CALL gds.beta.pipeline.linkPrediction.addFeature('pipe', 'l2', {
nodeProperties: ['embedding']
}) YIELD featureSteps;
CALL gds.beta.pipeline.linkPrediction.addFeature('pipe', 'cosine', {
nodeProperties: ['embedding']
}) YIELD featureSteps;
CALL gds.beta.pipeline.linkPrediction.addFeature('pipe', 'hadamard', {
nodeProperties: ['degree']
}) YIELD featureSteps;
After that we configure the relationship splitting which sets the train/test/feature set proportions, the negative sampling ratio, and the number of validations folds used in cross-validation. For our example, we will split the relationship into 20% test, 40% train, and 40% feature-input. This gives us a good balance between all the sets. We will also use 2.0 for the negative sampling ratio, giving us a sizable negative example for demonstration that won’t take too long to estimate. In the context of link prediction, a negative example is any node pair without a link between it. These are randomly sampled in the relationship splitting step. You can read more on different strategies for setting the negative sample ratio in the Link Prediction Pipelines documentation.
CALL gds.beta.pipeline.linkPrediction.configureSplit('pipe', {
testFraction: 0.2,
trainFraction: 0.5,
negativeSamplingRatio: 2.0
}) YIELD splitConfig;
Just like with node classification, the final step to pipeline configuration is creating model candidates. The pipeline is capable of running multiple models with different training methods and hyperparameter configurations. The best performing model will be selected after the training step completes.

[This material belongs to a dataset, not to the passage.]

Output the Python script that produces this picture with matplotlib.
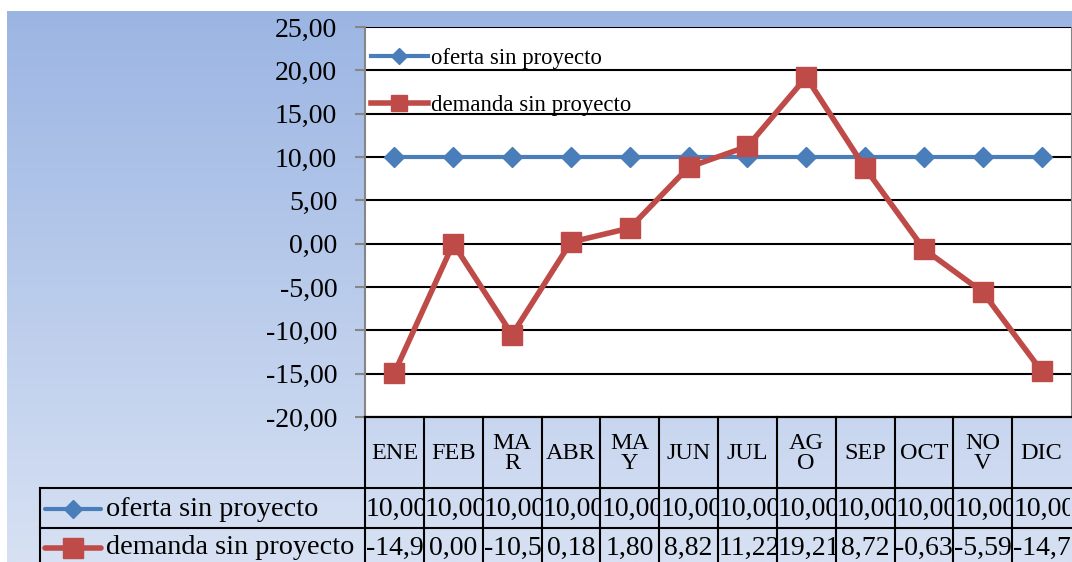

To demonstrate, we will just add a few different logistic regressions here with different penalty hyperparameters. GDS also has a random forest model and there are more hyperparameters for each that we could adjust, see the docs for more details.
CALL gds.beta.pipeline.linkPrediction.addLogisticRegression('pipe', {
penalty: 0.001,
patience: 2
}) YIELD parameterSpace;
CALL gds.beta.pipeline.linkPrediction.addLogisticRegression('pipe', {
penalty: 1.0,
patience: 2
}) YIELD parameterSpace;
Train the Pipeline
The following command will train the pipeline. This process will:
-
Apply node and relationship filters
-
Execute the above pipeline configuration steps
-
Train with cross-validation for all the candidate models
-
Select the best candidate according to the average precision-recall, a.k.a. AUCPR.
-
Retrain the winning model on the entire training set and do a final evaluation on the test with AUCPR
-
Register the winning model in the model catalog
CALL gds.beta.pipeline.linkPrediction.train('proj', {
pipeline: 'pipe',
modelName: 'lp-pipeline-model',
targetRelationshipType: 'ACTED_WITH',
randomSeed: 7474 //usually a good idea to set a random seed for reproducibility.
}) YIELD modelInfo
RETURN
modelInfo.bestParameters AS winningModel,
modelInfo.metrics.AUCPR.train.avg AS avgTrainScore,
modelInfo.metrics.AUCPR.outerTrain AS outerTrainScore,
modelInfo.metrics.AUCPR.test AS testScore
Prediction with the Model
Once the pipeline is trained we can use it to predict new links in the graph. The pipeline can be re-applied to data with the same schema. Below we show a streaming example, but this also has a mutate mode which can then be used
CALL gds.beta.pipeline.linkPrediction.predict.stream('proj', {
modelName: 'lp-pipeline-model',
sampleRate:0.1,
topK:1,
randomSeed: 7474,
concurrency: 1
})
YIELD node1, node2, probability
RETURN gds.util.asNode(node1).name AS actor1, gds.util.asNode(node2).name AS actor2, probability
ORDER BY probability DESC, actor1
This operation supports a mutate
execution mode to save the predicted links in the graph projection. If you want to write back to the database you can use the mutate
mode followed by the gds.graph.writeRelationship
command covered in the graph catalog documentation.
This predict operation also has various sampling parameters that can be leveraged to more efficiently evaluate the large number of possible node pairs. The procedure will only select node pairs that do not currently have a link between them. You can read more about the procedure and parameters for sampling in the link prediction pipelines documentation here.
Check your understanding
1. Machine Learning Steps
Which step in the link prediction pipeline adds link features from node properties?
-
❏
addLinkFeature
-
❏
combineNodeProperties
-
❏
addNodeProperty
-
✓
addFeature
Hint
A link feature could be considered a feature.
Solution
The answer is addFeature
.
You can read more about adding link prediction features in the GDS documentation.
2. Pipeline Configuration
What are the 3 relationship sets created by the configureSplit
step in the link prediction pipeline?
-
❏ train, validation, and test
-
❏ train, test, and hold-out
-
✓ train, test, and feature-input
-
❏ validation, test, and hold-out
Hint
These are the key elements of a Neo4j property graph.
Solution
The answer is train, test, and feature-input.
You can read more about configuring relationship splits in the GDS documentation.
Summary
In this lesson you learned about the different steps in the link prediction pipeline and how to run the pipeline in GDS.